There is still verification to be done, but it's looking like Haiyan - known in the Philippines as Typhoon Yolanda - may be the strongest tropical cyclone to make landfall, with one-minute sustained winds of 195mph. This easily earns it the classification of a super typhoon - one in which sustained winds attain or exceed 150mph. It would also mean that Haiyan's winds surpassed the 190mph record set by Hurricane Camille back in 1969.

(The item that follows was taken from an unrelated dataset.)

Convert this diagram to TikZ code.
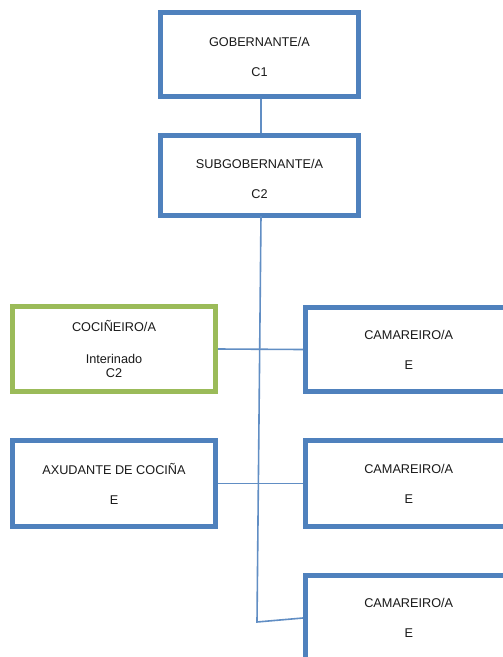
\documentclass[tikz,border=0pt]{standalone}
\usepackage{fontspec}
\setmainfont{Liberation Sans}
\definecolor{boxblue}{HTML}{4F81BD}
\definecolor{boxgreen}{HTML}{9BBB59}
\definecolor{txt}{HTML}{1A1A1A}
\begin{document}
\begin{tikzpicture}[x=1pt,y=-1pt,
  orgbox/.style={draw=boxblue,line width=5pt,fill=white,rectangle,inner sep=0pt,
    align=center,text=txt,font=\fontsize{12.7}{15}\selectfont},
  greenbox/.style={orgbox,draw=boxgreen},
  link/.style={draw=boxblue!90,line width=1.6pt}]
\useasboundingbox (0,0) rectangle (503,657);
\clip (0,0) rectangle (503,657);
\fill[white] (0,0) rectangle (503,657);
\coordinate (top) at (261,216);
\coordinate (bend) at (257,622);
\node[orgbox,minimum width=198pt,minimum height=84pt] (gob) at (259.5,54.5) {\rule{0pt}{15pt}GOBERNANTE/A\\[15pt]C1};
\node[orgbox,minimum width=198pt,minimum height=80pt] (sub) at (259.5,175.5) {\rule{0pt}{16pt}SUBGOBERNANTE/A\\[15pt]C2};
\node[greenbox,minimum width=203pt,minimum height=85pt] (coc) at (114,349) {COCIÑEIRO/A\\[17pt]Interinado\\[-1pt]C2};
\node[orgbox,minimum width=206.5pt,minimum height=84pt] (cam1) at (408.75,349.5) {CAMAREIRO/A\\[15pt]E};
\node[orgbox,minimum width=203pt,minimum height=86pt] (axu) at (114,483.5) {AXUDANTE DE COCIÑA\\[15pt]E};
\node[orgbox,minimum width=206.5pt,minimum height=86pt] (cam2) at (408.75,483.5) {CAMAREIRO/A\\[15pt]E};
\node[orgbox,minimum width=206.5pt,minimum height=85pt] (cam3) at (408.75,618) {CAMAREIRO/A\\[15pt]E};
\draw[link] (gob.south -| top) -- (sub.north -| top);
\draw[link] (top) -- (bend) -- (cam3.west);
\draw[link] (coc.east) -- (cam1.west);
\draw[link] (axu.east) -- (cam2.west);
\end{tikzpicture}
\end{document}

After swooping through the Philippines, Haiyan entered the South China Sea where it was downgraded from a Category 5 to a Category 4 typhoon. By the time it hits Vietnam and Southeastern China, it will be Category 1 or 2. Jeff Masters, director of meteorology at US-based Weather Underground warns that the damage Haiyan can still wreck shouldn't be underestimated:

"I expect that the 8+ inches of rain that the storm will dump on Vietnam will make it a top-five most expensive natural disaster in their history," Masters wrote on his blog.

As US Marines are flying in from nearby Okinawa to assist with search and rescue operations, disaster relief organizations are quickly mobilizing.